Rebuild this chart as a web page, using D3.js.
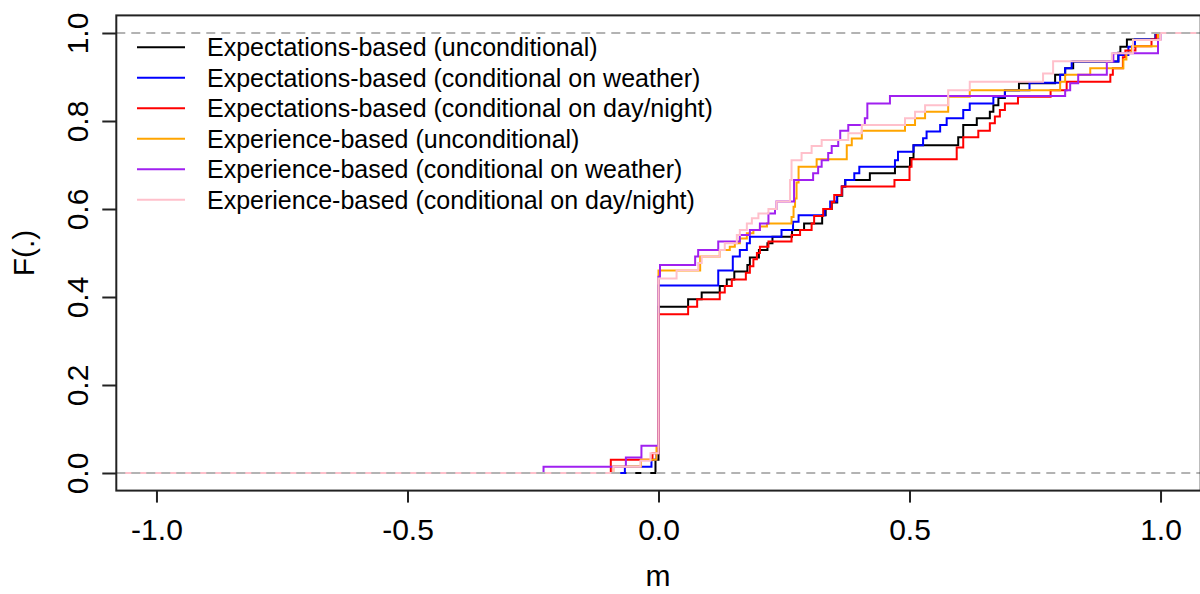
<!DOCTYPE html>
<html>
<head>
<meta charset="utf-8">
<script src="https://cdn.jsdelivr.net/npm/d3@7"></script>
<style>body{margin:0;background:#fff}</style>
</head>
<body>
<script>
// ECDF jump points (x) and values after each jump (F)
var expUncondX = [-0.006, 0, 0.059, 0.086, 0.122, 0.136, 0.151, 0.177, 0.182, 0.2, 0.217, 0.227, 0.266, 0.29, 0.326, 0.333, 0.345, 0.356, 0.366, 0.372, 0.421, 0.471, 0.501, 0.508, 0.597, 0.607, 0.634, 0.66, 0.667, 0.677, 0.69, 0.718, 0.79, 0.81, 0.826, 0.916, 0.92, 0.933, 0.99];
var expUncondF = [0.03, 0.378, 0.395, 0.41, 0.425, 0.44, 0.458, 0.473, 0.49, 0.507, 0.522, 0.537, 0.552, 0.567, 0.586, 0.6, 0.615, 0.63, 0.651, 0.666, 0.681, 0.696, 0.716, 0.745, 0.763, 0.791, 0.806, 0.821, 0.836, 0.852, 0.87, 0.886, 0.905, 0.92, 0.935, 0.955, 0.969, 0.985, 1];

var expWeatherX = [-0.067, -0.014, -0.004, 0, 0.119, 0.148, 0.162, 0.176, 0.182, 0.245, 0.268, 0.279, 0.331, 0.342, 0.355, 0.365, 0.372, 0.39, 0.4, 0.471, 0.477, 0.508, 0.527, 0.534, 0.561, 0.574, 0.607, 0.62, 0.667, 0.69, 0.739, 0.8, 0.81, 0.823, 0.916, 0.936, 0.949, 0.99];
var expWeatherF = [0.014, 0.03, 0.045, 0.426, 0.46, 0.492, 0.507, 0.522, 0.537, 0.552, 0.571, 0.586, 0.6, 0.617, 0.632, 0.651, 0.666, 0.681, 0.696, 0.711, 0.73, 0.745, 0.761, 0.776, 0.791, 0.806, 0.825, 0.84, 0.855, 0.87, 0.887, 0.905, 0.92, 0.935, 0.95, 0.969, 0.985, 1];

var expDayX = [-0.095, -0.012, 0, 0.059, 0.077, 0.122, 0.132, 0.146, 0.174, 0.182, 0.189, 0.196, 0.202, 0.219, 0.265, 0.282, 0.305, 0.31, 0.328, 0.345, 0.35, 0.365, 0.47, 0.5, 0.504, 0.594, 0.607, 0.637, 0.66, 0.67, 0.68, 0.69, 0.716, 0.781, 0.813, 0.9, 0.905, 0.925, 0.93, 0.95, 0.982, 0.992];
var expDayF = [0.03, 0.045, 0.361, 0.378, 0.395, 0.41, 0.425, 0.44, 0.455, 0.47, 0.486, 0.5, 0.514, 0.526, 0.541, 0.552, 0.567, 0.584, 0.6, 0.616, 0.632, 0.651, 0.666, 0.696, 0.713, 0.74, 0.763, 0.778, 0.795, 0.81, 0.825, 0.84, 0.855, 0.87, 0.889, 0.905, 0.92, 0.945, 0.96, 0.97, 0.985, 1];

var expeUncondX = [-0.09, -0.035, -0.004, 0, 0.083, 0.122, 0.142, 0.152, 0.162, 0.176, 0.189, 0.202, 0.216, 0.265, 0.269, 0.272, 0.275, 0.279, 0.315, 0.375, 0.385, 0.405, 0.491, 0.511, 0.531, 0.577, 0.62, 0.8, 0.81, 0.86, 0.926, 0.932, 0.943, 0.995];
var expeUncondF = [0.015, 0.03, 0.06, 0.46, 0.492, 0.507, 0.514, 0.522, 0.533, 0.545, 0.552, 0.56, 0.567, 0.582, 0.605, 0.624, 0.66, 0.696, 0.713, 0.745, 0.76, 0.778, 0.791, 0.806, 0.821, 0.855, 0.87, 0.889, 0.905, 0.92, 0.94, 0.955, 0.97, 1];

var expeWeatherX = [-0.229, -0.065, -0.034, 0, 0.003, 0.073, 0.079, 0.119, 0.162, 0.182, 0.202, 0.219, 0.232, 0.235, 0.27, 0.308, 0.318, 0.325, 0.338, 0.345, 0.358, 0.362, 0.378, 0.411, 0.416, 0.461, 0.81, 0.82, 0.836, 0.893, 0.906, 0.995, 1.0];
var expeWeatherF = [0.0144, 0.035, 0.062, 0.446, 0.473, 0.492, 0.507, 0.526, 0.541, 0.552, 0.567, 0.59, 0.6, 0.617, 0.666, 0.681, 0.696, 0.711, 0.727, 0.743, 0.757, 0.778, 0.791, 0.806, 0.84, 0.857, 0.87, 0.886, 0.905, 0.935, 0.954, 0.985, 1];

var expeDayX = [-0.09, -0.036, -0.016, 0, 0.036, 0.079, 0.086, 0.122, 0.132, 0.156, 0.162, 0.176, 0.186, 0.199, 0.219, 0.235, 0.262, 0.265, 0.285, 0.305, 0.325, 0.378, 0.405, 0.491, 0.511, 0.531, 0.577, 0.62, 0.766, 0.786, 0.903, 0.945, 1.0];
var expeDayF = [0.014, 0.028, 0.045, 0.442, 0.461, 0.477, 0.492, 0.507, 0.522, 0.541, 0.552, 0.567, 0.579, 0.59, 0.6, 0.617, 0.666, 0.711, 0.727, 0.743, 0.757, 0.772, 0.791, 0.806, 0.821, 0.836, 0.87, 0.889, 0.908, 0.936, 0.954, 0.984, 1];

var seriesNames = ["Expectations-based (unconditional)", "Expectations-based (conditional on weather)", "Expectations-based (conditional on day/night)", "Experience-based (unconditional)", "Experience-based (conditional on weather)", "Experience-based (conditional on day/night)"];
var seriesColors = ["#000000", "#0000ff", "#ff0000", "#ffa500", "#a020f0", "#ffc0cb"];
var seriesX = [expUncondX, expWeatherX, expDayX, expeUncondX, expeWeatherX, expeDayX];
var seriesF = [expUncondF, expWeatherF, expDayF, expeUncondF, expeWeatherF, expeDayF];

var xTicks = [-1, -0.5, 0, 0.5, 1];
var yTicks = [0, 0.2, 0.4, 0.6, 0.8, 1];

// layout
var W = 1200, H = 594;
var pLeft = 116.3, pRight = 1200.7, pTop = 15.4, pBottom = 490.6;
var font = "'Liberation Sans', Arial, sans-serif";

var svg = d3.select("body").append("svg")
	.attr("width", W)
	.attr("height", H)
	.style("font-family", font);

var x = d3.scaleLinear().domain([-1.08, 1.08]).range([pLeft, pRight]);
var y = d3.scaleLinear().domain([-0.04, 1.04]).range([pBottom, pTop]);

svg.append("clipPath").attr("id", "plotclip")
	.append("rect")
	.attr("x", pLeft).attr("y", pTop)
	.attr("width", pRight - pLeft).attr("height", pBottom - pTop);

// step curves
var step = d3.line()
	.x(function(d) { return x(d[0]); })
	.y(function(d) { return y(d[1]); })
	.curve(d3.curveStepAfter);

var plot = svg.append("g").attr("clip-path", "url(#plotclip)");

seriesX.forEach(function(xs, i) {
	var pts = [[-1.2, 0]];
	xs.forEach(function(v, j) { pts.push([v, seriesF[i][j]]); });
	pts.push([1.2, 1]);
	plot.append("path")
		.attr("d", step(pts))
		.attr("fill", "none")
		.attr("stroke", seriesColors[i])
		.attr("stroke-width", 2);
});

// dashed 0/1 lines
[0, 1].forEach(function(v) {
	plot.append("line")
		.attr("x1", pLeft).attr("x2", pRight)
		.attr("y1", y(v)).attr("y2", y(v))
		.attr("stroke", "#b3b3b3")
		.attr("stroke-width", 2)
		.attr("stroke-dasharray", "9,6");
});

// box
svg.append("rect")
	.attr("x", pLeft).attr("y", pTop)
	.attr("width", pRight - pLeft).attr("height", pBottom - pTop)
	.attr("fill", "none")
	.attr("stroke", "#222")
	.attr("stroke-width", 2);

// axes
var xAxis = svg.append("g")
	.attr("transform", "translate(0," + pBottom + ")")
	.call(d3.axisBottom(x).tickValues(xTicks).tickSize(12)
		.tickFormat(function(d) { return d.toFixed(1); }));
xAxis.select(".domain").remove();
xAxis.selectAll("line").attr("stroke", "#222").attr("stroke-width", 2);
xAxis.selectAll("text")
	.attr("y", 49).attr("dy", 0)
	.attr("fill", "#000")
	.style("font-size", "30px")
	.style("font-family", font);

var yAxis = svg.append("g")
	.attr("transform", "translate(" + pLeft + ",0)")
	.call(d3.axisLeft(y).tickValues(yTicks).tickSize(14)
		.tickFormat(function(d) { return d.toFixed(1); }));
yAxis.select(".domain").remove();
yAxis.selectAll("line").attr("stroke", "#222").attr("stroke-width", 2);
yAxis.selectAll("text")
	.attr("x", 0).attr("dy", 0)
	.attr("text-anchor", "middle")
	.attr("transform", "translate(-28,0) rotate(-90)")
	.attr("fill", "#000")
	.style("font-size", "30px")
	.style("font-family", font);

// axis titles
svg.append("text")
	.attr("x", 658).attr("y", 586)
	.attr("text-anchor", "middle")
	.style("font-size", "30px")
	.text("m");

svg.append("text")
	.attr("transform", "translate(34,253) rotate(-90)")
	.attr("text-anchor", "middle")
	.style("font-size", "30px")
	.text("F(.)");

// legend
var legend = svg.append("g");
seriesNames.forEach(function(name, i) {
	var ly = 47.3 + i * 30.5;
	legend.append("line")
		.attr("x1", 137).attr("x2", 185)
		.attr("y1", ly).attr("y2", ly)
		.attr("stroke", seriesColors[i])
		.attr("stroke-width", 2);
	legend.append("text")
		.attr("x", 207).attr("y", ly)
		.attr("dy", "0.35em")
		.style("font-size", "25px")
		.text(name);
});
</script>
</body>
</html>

What is required:
Each line from the top of the material through the line containing "0.955, 0.969, 0.985, 1];" should be reproduced exactly; please drop any images.

Solution to the exercise:
Rebuild this chart as a web page, using D3.js.
<!DOCTYPE html>
<html>
<head>
<meta charset="utf-8">
<script src="https://cdn.jsdelivr.net/npm/d3@7"></script>
<style>body{margin:0;background:#fff}</style>
</head>
<body>
<script>
// ECDF jump points (x) and values after each jump (F)
var expUncondX = [-0.006, 0, 0.059, 0.086, 0.122, 0.136, 0.151, 0.177, 0.182, 0.2, 0.217, 0.227, 0.266, 0.29, 0.326, 0.333, 0.345, 0.356, 0.366, 0.372, 0.421, 0.471, 0.501, 0.508, 0.597, 0.607, 0.634, 0.66, 0.667, 0.677, 0.69, 0.718, 0.79, 0.81, 0.826, 0.916, 0.92, 0.933, 0.99];
var expUncondF = [0.03, 0.378, 0.395, 0.41, 0.425, 0.44, 0.458, 0.473, 0.49, 0.507, 0.522, 0.537, 0.552, 0.567, 0.586, 0.6, 0.615, 0.63, 0.651, 0.666, 0.681, 0.696, 0.716, 0.745, 0.763, 0.791, 0.806, 0.821, 0.836, 0.852, 0.87, 0.886, 0.905, 0.92, 0.935, 0.955, 0.969, 0.985, 1];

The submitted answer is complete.